Spreading Nordic ideals around the world
It’s the gamification of life, not just academic life, that is encouraging an increasing number of startups to enter the space.
“Well-designed ed-tech tools can aid in the learning process both in and out of academia, and we have seen that gamification specifically can boost user engagement and a sense of accomplishment as part of learning,” said Haglund. “We think of gamification as nudging. To be able to point people in the right direction, help them learn new skills and give them incentives to do good things for themselves.”
And while this is potentially Nordic-influenced – tapping into the love of gaming and activity to encourage education – it is proving to be just as, if not more, commercially successful further afield, too.
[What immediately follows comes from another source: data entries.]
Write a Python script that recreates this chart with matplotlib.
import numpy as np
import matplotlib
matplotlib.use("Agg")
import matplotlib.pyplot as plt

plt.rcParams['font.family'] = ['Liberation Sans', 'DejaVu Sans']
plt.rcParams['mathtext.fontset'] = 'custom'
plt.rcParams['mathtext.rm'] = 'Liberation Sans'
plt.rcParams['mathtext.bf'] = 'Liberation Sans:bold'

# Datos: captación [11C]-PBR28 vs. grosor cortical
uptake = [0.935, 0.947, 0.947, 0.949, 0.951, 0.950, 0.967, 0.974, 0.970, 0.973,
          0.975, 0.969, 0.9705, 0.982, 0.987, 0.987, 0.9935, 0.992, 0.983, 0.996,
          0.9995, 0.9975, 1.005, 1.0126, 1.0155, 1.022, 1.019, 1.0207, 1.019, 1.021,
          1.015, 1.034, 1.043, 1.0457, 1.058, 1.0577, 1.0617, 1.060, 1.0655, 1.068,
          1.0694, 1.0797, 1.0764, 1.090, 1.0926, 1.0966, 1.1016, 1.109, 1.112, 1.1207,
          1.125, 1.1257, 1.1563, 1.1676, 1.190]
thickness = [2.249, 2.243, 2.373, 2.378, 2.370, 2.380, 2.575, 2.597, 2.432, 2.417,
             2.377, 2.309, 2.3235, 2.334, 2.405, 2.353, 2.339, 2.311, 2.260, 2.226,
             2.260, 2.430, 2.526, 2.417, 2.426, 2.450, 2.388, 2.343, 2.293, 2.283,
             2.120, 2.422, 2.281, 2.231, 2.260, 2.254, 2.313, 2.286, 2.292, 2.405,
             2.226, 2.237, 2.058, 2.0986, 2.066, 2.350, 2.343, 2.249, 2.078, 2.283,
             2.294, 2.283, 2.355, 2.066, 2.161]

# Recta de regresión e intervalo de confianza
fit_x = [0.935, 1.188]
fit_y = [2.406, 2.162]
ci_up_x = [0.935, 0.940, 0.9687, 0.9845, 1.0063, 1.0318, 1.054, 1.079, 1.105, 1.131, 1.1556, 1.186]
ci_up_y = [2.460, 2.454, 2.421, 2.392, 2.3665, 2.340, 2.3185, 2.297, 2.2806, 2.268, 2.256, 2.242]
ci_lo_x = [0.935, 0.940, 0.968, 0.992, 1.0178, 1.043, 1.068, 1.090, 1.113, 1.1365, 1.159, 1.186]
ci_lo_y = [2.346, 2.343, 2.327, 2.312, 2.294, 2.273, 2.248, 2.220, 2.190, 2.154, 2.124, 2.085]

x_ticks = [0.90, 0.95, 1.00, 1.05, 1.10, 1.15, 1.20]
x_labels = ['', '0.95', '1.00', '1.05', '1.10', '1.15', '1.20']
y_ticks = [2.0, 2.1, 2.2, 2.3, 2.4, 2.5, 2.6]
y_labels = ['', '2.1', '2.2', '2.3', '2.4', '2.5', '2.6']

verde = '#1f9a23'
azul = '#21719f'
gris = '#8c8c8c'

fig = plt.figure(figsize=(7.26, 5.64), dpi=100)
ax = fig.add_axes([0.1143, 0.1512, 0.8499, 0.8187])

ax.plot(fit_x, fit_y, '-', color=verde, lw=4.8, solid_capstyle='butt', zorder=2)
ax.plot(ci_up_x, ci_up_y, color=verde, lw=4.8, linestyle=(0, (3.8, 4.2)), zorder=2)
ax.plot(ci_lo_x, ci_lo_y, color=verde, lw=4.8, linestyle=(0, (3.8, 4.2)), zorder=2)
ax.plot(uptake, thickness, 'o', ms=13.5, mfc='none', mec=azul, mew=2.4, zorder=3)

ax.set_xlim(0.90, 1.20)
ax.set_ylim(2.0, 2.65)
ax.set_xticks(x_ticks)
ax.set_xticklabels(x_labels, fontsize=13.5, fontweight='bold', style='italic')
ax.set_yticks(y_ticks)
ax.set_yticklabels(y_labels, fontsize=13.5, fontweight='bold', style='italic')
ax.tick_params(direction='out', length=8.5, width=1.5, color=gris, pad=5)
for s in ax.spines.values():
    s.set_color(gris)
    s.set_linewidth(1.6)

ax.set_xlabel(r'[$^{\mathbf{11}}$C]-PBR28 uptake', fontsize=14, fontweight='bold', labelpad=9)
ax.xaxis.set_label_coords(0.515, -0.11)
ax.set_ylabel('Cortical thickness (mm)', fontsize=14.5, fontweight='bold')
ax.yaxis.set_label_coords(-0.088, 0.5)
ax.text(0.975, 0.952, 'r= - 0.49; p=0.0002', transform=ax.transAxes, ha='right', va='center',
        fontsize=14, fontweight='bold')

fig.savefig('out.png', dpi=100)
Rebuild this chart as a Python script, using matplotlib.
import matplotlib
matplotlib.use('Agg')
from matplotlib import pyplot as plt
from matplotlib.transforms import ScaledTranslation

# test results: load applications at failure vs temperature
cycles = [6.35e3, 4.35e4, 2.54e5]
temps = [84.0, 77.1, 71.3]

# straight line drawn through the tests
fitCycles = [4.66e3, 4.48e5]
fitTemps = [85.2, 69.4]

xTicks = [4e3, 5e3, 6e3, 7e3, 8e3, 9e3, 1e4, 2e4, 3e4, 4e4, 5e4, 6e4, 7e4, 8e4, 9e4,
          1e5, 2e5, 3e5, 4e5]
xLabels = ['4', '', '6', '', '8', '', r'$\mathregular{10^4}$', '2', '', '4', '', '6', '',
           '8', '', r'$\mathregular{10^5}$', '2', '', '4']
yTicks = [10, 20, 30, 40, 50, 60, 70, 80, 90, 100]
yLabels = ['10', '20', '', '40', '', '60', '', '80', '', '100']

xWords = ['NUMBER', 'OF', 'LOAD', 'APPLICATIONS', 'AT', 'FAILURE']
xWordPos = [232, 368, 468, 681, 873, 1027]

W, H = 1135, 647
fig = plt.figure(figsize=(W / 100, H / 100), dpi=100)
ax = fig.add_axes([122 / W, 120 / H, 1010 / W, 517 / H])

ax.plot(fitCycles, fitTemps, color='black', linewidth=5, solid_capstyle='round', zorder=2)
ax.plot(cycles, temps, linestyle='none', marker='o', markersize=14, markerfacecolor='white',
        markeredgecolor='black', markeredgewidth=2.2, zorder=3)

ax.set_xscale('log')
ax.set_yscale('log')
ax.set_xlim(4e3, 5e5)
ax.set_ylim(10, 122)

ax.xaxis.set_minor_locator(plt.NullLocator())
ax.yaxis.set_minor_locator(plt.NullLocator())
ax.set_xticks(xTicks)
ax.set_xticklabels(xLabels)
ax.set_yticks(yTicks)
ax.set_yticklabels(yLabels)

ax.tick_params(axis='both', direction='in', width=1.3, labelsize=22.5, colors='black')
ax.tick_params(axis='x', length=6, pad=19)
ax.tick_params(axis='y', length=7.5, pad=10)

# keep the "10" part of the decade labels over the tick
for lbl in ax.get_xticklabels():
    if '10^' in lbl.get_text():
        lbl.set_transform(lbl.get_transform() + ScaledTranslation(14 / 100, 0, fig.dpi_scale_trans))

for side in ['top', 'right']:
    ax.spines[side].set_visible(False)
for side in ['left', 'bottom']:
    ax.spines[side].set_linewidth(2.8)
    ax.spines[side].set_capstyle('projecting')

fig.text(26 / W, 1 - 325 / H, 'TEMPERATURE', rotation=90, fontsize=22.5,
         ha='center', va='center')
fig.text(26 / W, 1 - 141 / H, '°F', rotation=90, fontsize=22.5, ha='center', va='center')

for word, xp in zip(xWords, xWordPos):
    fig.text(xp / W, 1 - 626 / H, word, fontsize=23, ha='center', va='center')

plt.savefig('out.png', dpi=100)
“Put it this way, if Nordic children are already instinctively active and creative, they’ll love gamification through tech – but they’re not the ones purchasing the products,” said Kirkbak. In the UK, for example, or even in Silicon Valley where there is lots of innovation, kids aren’t as active, but that creates a market in itself as parents look to encourage them in a safe and contained way.
“For that reason, XPLORA has had so much interest outside of the Nordics from parents looking to address and improve areas of activeness, education and health in a way that isn’t perhaps natural to their culture.”
The aforementioned global reputation for Scandinavian ideals is translating into commercial viability. As such, when it comes to digital startups in the sector of child development, the Nordics are winning their own game.